There won’t be a Lipinski in Congress for the first time since the 1980s, but Dan Lipinski said he takes pride in his family’s legacy.
“I’m very proud of the work that I’ve done and my father did before me,” Lipinski said. “It’s always meant so much to me.”
Lipinski won the 19th Ward with about 57 percent of the vote; Newman earned about 38 percent.
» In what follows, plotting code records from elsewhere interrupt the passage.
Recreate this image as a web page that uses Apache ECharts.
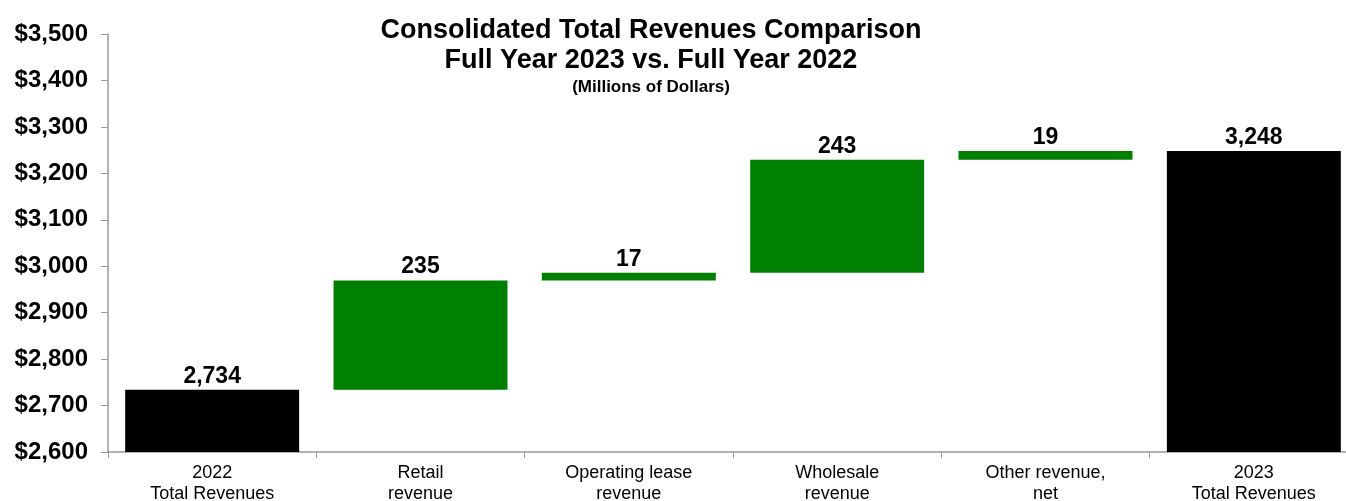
<!DOCTYPE html>
<html>
<head>
<meta charset="utf-8">
<script src="https://cdn.jsdelivr.net/npm/echarts@6/dist/echarts.min.js"></script>
<style>html,body{margin:0;padding:0;background:#fff}#c{width:1346px;height:501px}</style>
</head>
<body>
<div id="c"></div>
<script>
const categories = ['2022\nTotal Revenues', 'Retail\nrevenue', 'Operating lease\nrevenue', 'Wholesale\nrevenue', 'Other revenue,\nnet', '2023\nTotal Revenues'];
const startTotal = 2734;
const changes = [235, 17, 243, 19];
const endTotal = 3248;
const yTicks = { min: 2600, max: 3500, interval: 100 };

// Build waterfall series
const baseData = ['-'];
const changeData = ['-'];
const totalData = [startTotal];
let running = startTotal;
changes.forEach(c => {
  baseData.push(running);
  changeData.push(c);
  totalData.push('-');
  running += c;
});
baseData.push('-');
changeData.push('-');
totalData.push(endTotal);

const FONT = '"Liberation Sans", Arial, sans-serif';
const chart = echarts.init(document.getElementById('c'), null, { renderer: 'canvas' });
chart.setOption({
  animation: false,
  backgroundColor: '#fff',
  title: {
    text: 'Consolidated Total Revenues Comparison\nFull Year 2023 vs. Full Year 2022',
    subtext: '(Millions of Dollars)',
    left: 646, textAlign: 'center', top: 11,
    itemGap: 1,
    textStyle: { fontFamily: FONT, fontWeight: 'bold', fontSize: 27, color: '#000', lineHeight: 30 },
    subtextStyle: { fontFamily: FONT, fontWeight: 'bold', fontSize: 17, color: '#000', lineHeight: 20 }
  },
  grid: { left: 108, width: 1250, top: 34, bottom: 49, containLabel: false, outerBoundsMode: 'none' },
  xAxis: {
    type: 'category', data: categories,
    axisLine: { lineStyle: { color: '#999', width: 1.5 } },
    axisTick: { show: true, length: 6, lineStyle: { color: '#999' } },
    axisLabel: { fontFamily: FONT, fontSize: 18, color: '#000', lineHeight: 21, margin: 11, interval: 0 },
    splitLine: { show: false }
  },
  yAxis: {
    type: 'value', min: yTicks.min, max: yTicks.max, interval: yTicks.interval,
    axisLine: { show: true, lineStyle: { color: '#999', width: 1.5 } },
    axisTick: { show: true, length: 7, lineStyle: { color: '#999' } },
    splitLine: { show: false },
    axisLabel: {
      fontFamily: FONT, fontSize: 24, fontWeight: 'bold', color: '#000', margin: 20,
      formatter: v => '$' + v.toLocaleString('en-US')
    }
  },
  series: [
    {
      name: 'base', type: 'bar', stack: 'w', data: baseData,
      itemStyle: { color: 'transparent' }, barCategoryGap: '16.5%', silent: true
    },
    {
      name: 'change', type: 'bar', stack: 'w', data: changeData,
      itemStyle: { color: '#008000' },
      label: {
        show: true, position: 'top', distance: 2,
        fontFamily: FONT, fontSize: 23, fontWeight: 'bold', color: '#000',
        formatter: p => p.value.toLocaleString('en-US')
      }
    },
    {
      name: 'total', type: 'bar', stack: 'w', data: totalData,
      itemStyle: { color: '#000' },
      label: {
        show: true, position: 'top', distance: 2,
        fontFamily: FONT, fontSize: 23, fontWeight: 'bold', color: '#000',
        formatter: p => p.value.toLocaleString('en-US')
      }
    }
  ]
});
</script>
</body>
</html>
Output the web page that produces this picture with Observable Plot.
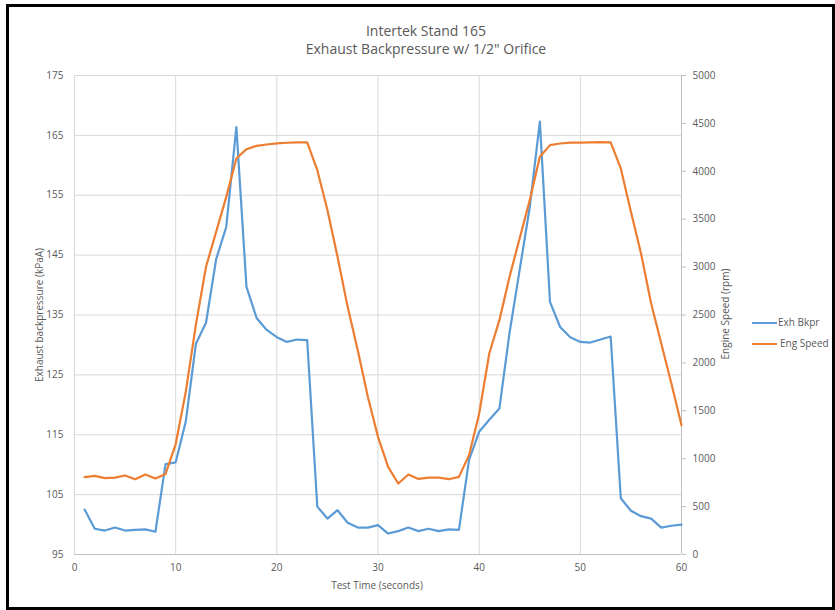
<!DOCTYPE html>
<html><head><meta charset="utf-8">
<script src="https://cdn.jsdelivr.net/npm/d3@7"></script>
<script src="https://cdn.jsdelivr.net/npm/@observablehq/plot@0.6"></script>
<style>
body{margin:0;background:#fff;font-family:"Open Sans",sans-serif;}
#wrap{position:relative;width:835px;height:610px;overflow:hidden;background:#fff;}
#wrap svg{position:absolute;left:0;top:0;}
.t{position:absolute;color:#595959;white-space:nowrap;line-height:1;}
.frame{position:absolute;left:6px;top:4px;width:823px;height:600px;border:3px solid #000;}
.lg{position:absolute;height:2px;}
</style></head><body><div id="wrap"><div class="frame"></div></div>
<script>
const time = [1,2,3,4,5,6,7,8,9,10,11,12,13,14,15,16,17,18,19,20,21,22,23,24,25,26,27,28,29,30,31,32,33,34,35,36,37,38,39,40,41,42,43,44,45,46,47,48,49,50,51,52,53,54,55,56,57,58,59,60];
const exhBkpr = [102.5,99.3,99.0,99.5,99.0,99.1,99.2,98.8,110.1,110.4,
  117.2,130.2,133.7,144.3,149.7,166.4,139.7,134.5,132.5,131.3,
  130.5,130.9,130.8,103.0,101.0,102.4,100.3,99.5,99.5,99.9,
  98.5,98.9,99.5,98.9,99.3,98.9,99.2,99.1,110.8,115.5,
  117.5,119.4,132.0,142.5,153.0,167.3,137.2,133.0,131.3,130.5,
  130.4,130.9,131.4,104.4,102.3,101.4,101.0,99.5,99.8,100.0];
const engSpeed = [807,821,797,803,825,786,835,793,841,1150,
  1700,2400,3003,3368,3733,4134,4231,4266,4280,4291,
  4298,4302,4302,4012,3595,3107,2585,2133,1645,1228,
  914,741,835,789,803,803,786,810,1037,1470,
  2098,2446,2898,3299,3699,4151,4273,4290,4300,4300,
  4302,4305,4301,4030,3577,3142,2620,2203,1785,1350];
const xTicks = [0,10,20,30,40,50,60];
const leftTicks = [95,105,115,125,135,145,155,165,175];
const rpmTicks = [0,500,1000,1500,2000,2500,3000,3500,4000,4500,5000];
const seriesNames = ["Exh Bkpr","Eng Speed"];
const colors = ["#5b9bd5","#ed7d31"];

const yMin = 95, yMax = 175, rpmMax = 5000;
const toLeft = r => yMin + r * (yMax - yMin) / rpmMax;
const data = time.map((t, i) => ({t, exh: exhBkpr[i], rpm: engSpeed[i]}));

const chart = Plot.plot({
  width: 835, height: 610,
  marginLeft: 74, marginRight: 154, marginTop: 75, marginBottom: 56,
  style: {fontFamily: "Open Sans", fontSize: "10px", color: "#595959", background: "transparent"},
  x: {domain: [0, 60]},
  y: {domain: [yMin, yMax]},
  marks: [
    Plot.gridX(xTicks, {stroke: "#d9d9d9", strokeOpacity: 1}),
    Plot.gridY(leftTicks, {stroke: "#d9d9d9", strokeOpacity: 1}),
    Plot.ruleY([yMin], {stroke: "#bfbfbf"}),
    Plot.ruleX([60], {stroke: "#bfbfbf"}),
    Plot.axisX(xTicks, {tickSize: 0, tickPadding: 9, label: null}),
    Plot.axisY(leftTicks, {tickSize: 0, tickPadding: 11, label: null}),
    Plot.axisY(rpmTicks.map(toLeft), {anchor: "right", tickSize: 4, tickPadding: 7, stroke: "#bfbfbf", label: null,
      tickFormat: (v, i) => String(rpmTicks[i])}),
    Plot.line(data, {x: "t", y: "exh", stroke: colors[0], strokeWidth: 2.2}),
    Plot.line(data, {x: "t", y: d => toLeft(d.rpm), stroke: colors[1], strokeWidth: 2.2})
  ]
});
const wrap = document.getElementById("wrap");
wrap.insertBefore(chart, wrap.firstChild);

function addText(txt, css) {
  const d = document.createElement("div");
  d.className = "t"; d.textContent = txt;
  Object.assign(d.style, css);
  wrap.appendChild(d);
  return d;
}
addText("Intertek Stand 165", {left: "426px", top: "24px", fontSize: "14px", transform: "translateX(-50%)"});
addText("Exhaust Backpressure w/ 1/2\" Orifice", {left: "426px", top: "42px", fontSize: "14px", transform: "translateX(-50%)"});
addText("Test Time (seconds)", {left: "377px", top: "580px", fontSize: "10px", transform: "translateX(-50%)"});
addText("Exhaust backpressure (kPaA)", {left: "39px", top: "315px", fontSize: "10px", transform: "translate(-50%,-50%) rotate(-90deg)"});
addText("Engine Speed (rpm)", {left: "725px", top: "314px", fontSize: "10px", transform: "translate(-50%,-50%) rotate(-90deg)"});
// legend
const legY = [323, 344];
seriesNames.forEach((n, i) => {
  const l = document.createElement("div");
  l.className = "lg";
  Object.assign(l.style, {left: "752px", top: (legY[i] - 1) + "px", width: "25px", background: colors[i]});
  wrap.appendChild(l);
  addText(n, {left: (778 + i * 2) + "px", top: (legY[i] - 6) + "px", fontSize: "10px"});
});
</script></body></html>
Lipinski also won in Chicago, 50 percent to Newman’s 44 percent.
Lipinski earned about the same percent of the 19th Ward vote two years ago, when Newman was his only primary challenger.
Lipinski’s endorsements included the Chicago Tribune, while Newman was endorsed by the Chicago Sun-Times and Mayor Lori Lightfoot.
In November’s general election, Newman will face Mike Fricilone, a Will County Board member from Homer Glen who won the Republican primary.
Fricilone received about 58 percent of the vote, outdistancing Catherine O’Shea’s 32 percent and Art Jones’ 10 percent.
Fricilone was endorsed by the Illinois Republican Party.
O’Shea is a real estate agent from Oak Lawn, and Jones is a former neo-Nazi from Lyons who had been condemned by Illinois Republicans. Jones was the lone Republican candidate in 2018 and lost handily to Lipinski.
O’Shea, who is not related to 19th Ward Ald. Matt O’Shea, won Chicago with 46 percent of the vote, ahead of Fricilone’s 42 percent.
She also won the 19th Ward, with 57 percent of the vote, ahead of Fricilone’s 39 percent.
Jones earned 4 percent in the 19th Ward—38 votes.
In the 2018 general election, he received his most support from the ward, where he received 25 percent of the vote.
The Third Congressional District includes parts of Beverly/Morgan Park and Mt. Greenwood, as well as some southwest suburbs.
Other primary races affecting the local community included U.S. representative of the First Congressional District.
Longtime incumbent Bobby Rush easily won the Democratic race with about 72 percent of the vote. That outdistanced challengers Sarah Gad (10 percent), Robert Emmons Jr. (10 percent) and Ameena Matthews (8 percent).
Rush won in Chicago with about 80 percent of the vote, as well as in the 19th Ward with about 68 percent of the vote.
Rush will face Philanise White, who was the lone candidate in the Republican primary.
The First District includes Morgan Park and parts of Beverly, as well as some suburbs.
Several local state representatives who are incumbents went unchallenged in their primaries.
In the race for Cook County State’s Attorney, incumbent Kim Foxx defeated Bill Conway and two other challengers in the Democratic primary. She earned about 51 percent of the vote, with Conway at 31. Bob Fioretti and Donna More also ran.
Foxx won Chicago with 56 percent of the vote, with Conway second at 27 percent.
Conway earned 52 percent of the vote in the 19th Ward, with Foxx taking 34 percent.
Foxx will face Republican primary winner Patrick O’Brien, a former assistant Cook County state’s attorney who earned 48 percent of the vote to defeat Christopher Pfannkuche.
O’Brien earned 73 percent of the vote in Chicago, including 74 in the 19th Ward.
In the Democratic presidential primary, Joe Biden won Illinois with 59 percent of the vote, with Bernie Sanders earning 36.
Biden won Chicago with 53 percent of the vote, compared to Sanders’ 42.
He also won the 19th Ward with 61 percent of the vote. Sanders had 31 percent.
The general election will be held on Nov. 3.